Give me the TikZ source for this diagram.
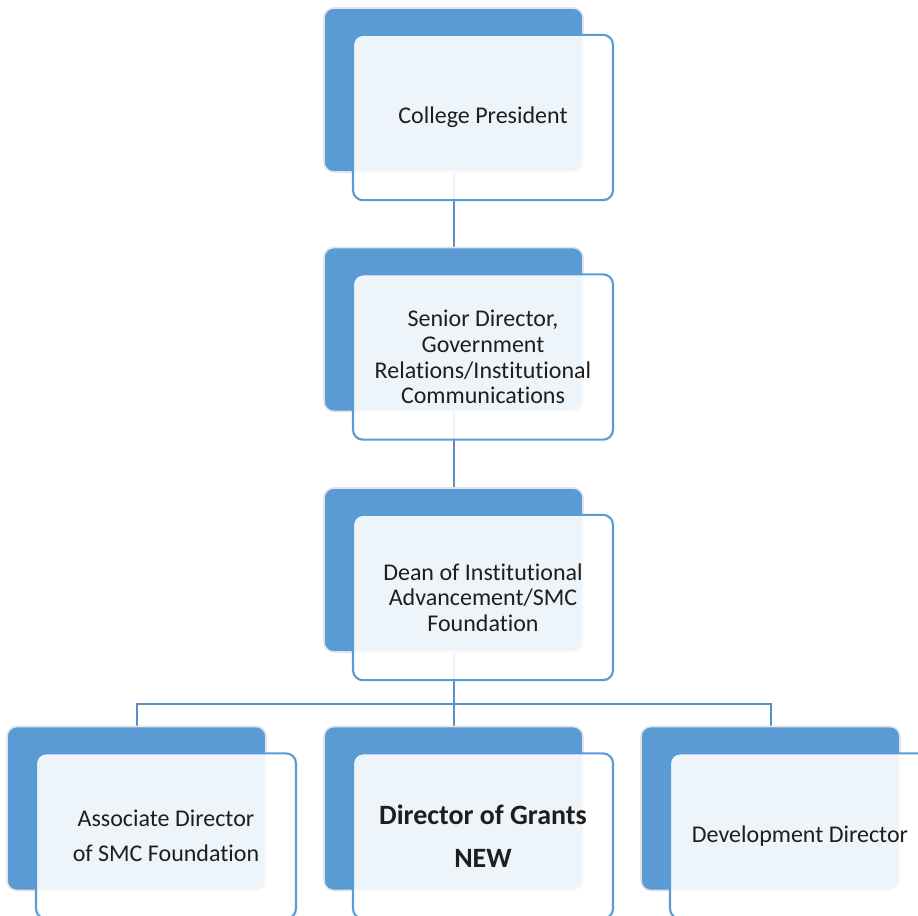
\documentclass[tikz,border=0pt]{standalone}
\usepackage{fontspec}
\setmainfont{Carlito}[Ligatures={NoCommon}]
\definecolor{officeblue}{HTML}{5B9BD5}
\definecolor{connblue}{HTML}{5A8CC8}
\definecolor{txtgray}{HTML}{1E1E1E}
\definecolor{edgegray}{HTML}{E4E4E4}
\begin{document}
\begin{tikzpicture}[x=0.75pt,y=-0.75pt,
  backbox/.style={rectangle,rounded corners=7.5pt,fill=officeblue,draw=edgegray,line width=1.2pt,
    minimum width=194.25pt,minimum height=123pt,inner sep=0pt},
  frontbox/.style={rectangle,rounded corners=7.5pt,fill=white,fill opacity=0.9,text opacity=1,
    draw=officeblue,line width=1.6pt,minimum width=195pt,minimum height=124pt,inner sep=2pt,
    align=center,text=txtgray,font=\fontsize{18}{19.3}\selectfont},
  conn/.style={draw=connblue,line width=1.5pt}]
\useasboundingbox (0,0) rectangle (918,915);
\clip (0,0) rectangle (918,915);
% back boxes positions
\coordinate (p1) at (453.5,90);
\coordinate (p2) at (453.5,329.5);
\coordinate (p3) at (453.5,570);
\coordinate (pL) at (136.5,808.5);
\coordinate (pM) at (453.5,808.5);
\coordinate (pR) at (770.5,808.5);
\coordinate (bus) at (453.5,704);
% connectors (drawn first, seen through the front boxes)
\draw[conn] (p1) -- (p2);
\draw[conn] (p2) -- (p3);
\draw[conn] (p3) -- (pM);
\draw[conn] (pL) |- (bus) -| (pR);
% back boxes
\node[backbox] (b1) at (p1) {};
\node[backbox] (b2) at (p2) {};
\node[backbox] (b3) at (p3) {};
\node[backbox] (bL) at (pL) {};
\node[backbox] (bM) at (pM) {};
\node[backbox] (bR) at (pR) {};
% front boxes with text
\node[frontbox] (f1) at ([xshift=29.5*0.75pt,yshift=-27.5*0.75pt]b1.center) {College President};
\node[frontbox] (f2) at ([xshift=29.5*0.75pt,yshift=-27.5*0.75pt]b2.center) {Senior Director,\\Government\\Relations/Institutional\\Communications};
\node[frontbox] (f3) at ([xshift=29.5*0.75pt,yshift=-27.5*0.75pt]b3.center) {Dean of Institutional\\Advancement/SMC\\Foundation};
\node[frontbox,font=\fontsize{18}{26}\selectfont] (fL) at ([xshift=29.5*0.75pt,yshift=-27.5*0.75pt]bL.center) {Associate Director\\of SMC Foundation};
\node[frontbox,font=\fontsize{21}{32.3}\selectfont\bfseries] (fM) at ([xshift=29.5*0.75pt,yshift=-27.5*0.75pt]bM.center) {Director of Grants\\NEW};
\node[frontbox] (fR) at ([xshift=29.5*0.75pt,yshift=-27.5*0.75pt]bR.center) {Development Director};
\end{tikzpicture}
\end{document}
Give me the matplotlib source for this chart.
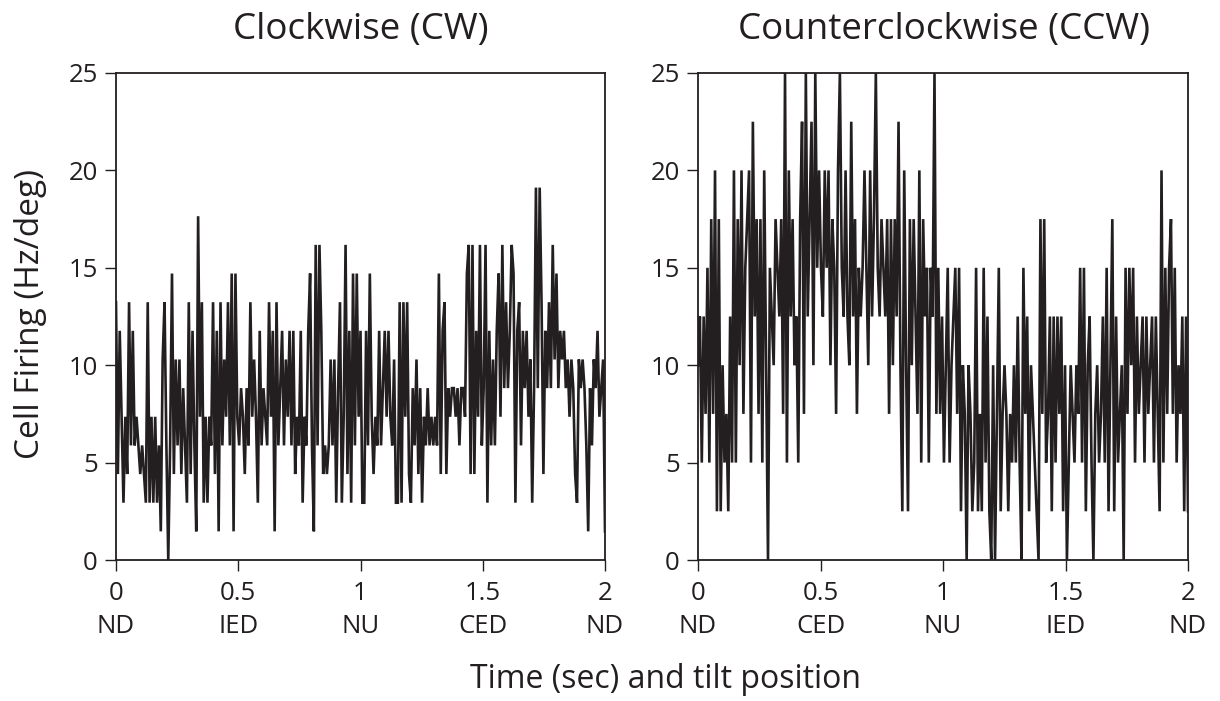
import numpy as np
import matplotlib.pyplot as plt

plt.rcParams['font.family'] = ['Open Sans', 'DejaVu Sans']

# spike counts per bin (CW bins are 25/17 Hz/deg, CCW bins 2.5 Hz/deg)
cw_unit = 25.0 / 17.0
ccw_unit = 2.5

cw_counts = [
    9, 3, 8, 5, 2, 5, 3, 9, 4, 8, 4, 5, 4,
    3, 4, 3, 2, 9, 2, 5, 2, 5, 2, 4, 1, 7, 9, 4,
    0, 4, 10, 3, 7, 4, 7, 3, 6, 4, 2, 9, 3, 8,
    4, 1, 12, 5, 9, 2, 5, 2, 5, 4, 9, 3, 8,
    1, 9, 4, 7, 5, 9, 4, 10, 1, 10, 5, 4, 6,
    5, 3, 6, 4, 9, 5, 7, 5, 2, 8, 4, 6, 5,
    4, 9, 5, 8, 1, 9, 4, 6, 8, 4, 7, 5, 8,
    4, 8, 3, 5, 4, 8, 2, 5, 4, 8, 10, 4, 1,
    11, 4, 11, 8, 3, 4, 3, 4, 7, 4, 7, 2, 6,
    9, 2, 5, 11, 3, 8, 2, 10, 4, 10, 5, 8, 2,
    2, 8, 4, 10, 5, 3, 5, 4, 8, 4, 6, 8, 5,
    8, 5, 4, 7, 2, 2, 9, 2, 9, 5, 9, 3, 2,
    6, 4, 7, 3, 6, 2, 5, 4, 6, 4, 5, 4, 5,
    4, 10, 3, 8, 9, 3, 6, 5, 6, 6, 5, 6, 4,
    6, 6, 5, 10, 11, 3, 11, 3, 8, 5, 11, 4, 6,
    11, 2, 8, 4, 7, 4, 8, 10, 5, 11, 6, 9, 6,
    8, 11, 10, 2, 8, 9, 4, 8, 6, 8, 5, 7, 2,
    6, 13, 6, 13, 9, 3, 8, 6, 9, 6, 11, 7, 10,
    6, 8, 7, 8, 6, 7, 5, 7, 6, 3, 2, 7, 6,
    7, 6, 4, 1, 6, 4, 7, 6, 8, 5, 6, 7, 1,
]

ccw_counts = [
    4, 5, 2, 5, 3, 6, 2, 7, 3, 8, 1, 7, 1,
    4, 2, 3, 1, 5, 2, 8, 2, 7, 4, 8, 3, 6,
    7, 8, 2, 9, 5, 7, 3, 7, 2, 8, 4, 0, 6,
    5, 4, 7, 6, 5, 7, 3, 10, 2, 8, 5, 7, 4,
    5, 2, 7, 9, 3, 10, 5, 7, 9, 4, 10, 6, 8,
    6, 5, 8, 6, 8, 4, 7, 6, 3, 8, 10, 6, 5,
    8, 5, 4, 9, 5, 7, 3, 6, 5, 6, 8, 6, 4,
    8, 5, 7, 10, 6, 5, 7, 6, 5, 7, 3, 7, 4,
    7, 5, 9, 4, 1, 8, 4, 1, 7, 4, 7, 5, 3,
    8, 2, 7, 5, 6, 2, 6, 5, 10, 3, 6, 3, 5,
    2, 4, 6, 2, 4, 5, 6, 3, 6, 1, 4, 3, 0,
    4, 3, 1, 2, 6, 1, 3, 1, 6, 2, 5, 1, 0,
    4, 0, 3, 6, 1, 3, 4, 3, 1, 3, 2, 4, 2,
    5, 2, 0, 6, 3, 5, 1, 4, 3, 2, 1, 0, 7,
    3, 7, 2, 3, 5, 1, 5, 2, 5, 3, 5, 1, 4,
    0, 2, 4, 3, 2, 4, 3, 6, 2, 6, 1, 4, 5,
    2, 0, 3, 4, 2, 3, 5, 2, 6, 1, 4, 7, 1,
    5, 2, 3, 4, 0, 6, 3, 6, 4, 6, 2, 5, 3,
    4, 5, 2, 5, 3, 4, 5, 2, 5, 3, 1, 8, 2,
    6, 3, 6, 7, 3, 6, 2, 4, 3, 5, 1, 5, 1,
]

x_ticks = [0, 0.5, 1, 1.5, 2]
cw_positions = ["ND", "IED", "NU", "CED", "ND"]
ccw_positions = ["ND", "CED", "NU", "IED", "ND"]
y_ticks = [0, 5, 10, 15, 20, 25]

cw = np.array(cw_counts) * cw_unit
ccw = np.array(ccw_counts) * ccw_unit
t_cw = np.linspace(0, 2, len(cw))
t_ccw = np.linspace(0, 2, len(ccw))

W, H = 1220, 701
fig = plt.figure(figsize=(W / 100, H / 100), dpi=100)
ax1 = fig.add_axes([116 / W, 141 / H, 489 / W, 487 / H])
ax2 = fig.add_axes([698 / W, 141 / H, 490 / W, 487 / H])

ink = "#231f20"
panels = [
    (ax1, t_cw, cw, cw_positions, "Clockwise (CW)", 361),
    (ax2, t_ccw, ccw, ccw_positions, "Counterclockwise (CCW)", 944),
]
for ax, t, y, names, title, cx in panels:
    ax.plot(t, y, color=ink, lw=1.9, solid_joinstyle="miter")
    ax.set_xlim(0, 2)
    ax.set_ylim(0, 25)
    ax.set_xticks(x_ticks)
    ax.set_xticklabels([f"{v:g}\n{n}" for v, n in zip(x_ticks, names)],
                       linespacing=1.45)
    ax.set_yticks(y_ticks)
    ax.tick_params(direction="out", length=8, width=1.0, labelsize=18.5,
                   colors=ink, pad=5)
    ax.tick_params(axis="x", pad=7)
    for s in ax.spines.values():
        s.set_linewidth(1.3)
        s.set_color(ink)
    fig.text(cx / W, 1 - 30 / H, title, ha="center", va="center",
             fontsize=26.5, color=ink)

fig.text(31 / W, 1 - 314 / H, "Cell Firing (Hz/deg)", rotation=90,
         ha="center", va="center", fontsize=24, color=ink)
fig.text(666 / W, 1 - 680 / H, "Time (sec) and tilt position",
         ha="center", va="center", fontsize=23, color=ink)

fig.savefig("out.png", dpi=100)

━━━━━━━━━━

▶ **Exercise aim**
Show each line of the listing that holds the string "this".

▶ **Response to the task**
Give me the TikZ source for this diagram.
Give me the matplotlib source for this chart.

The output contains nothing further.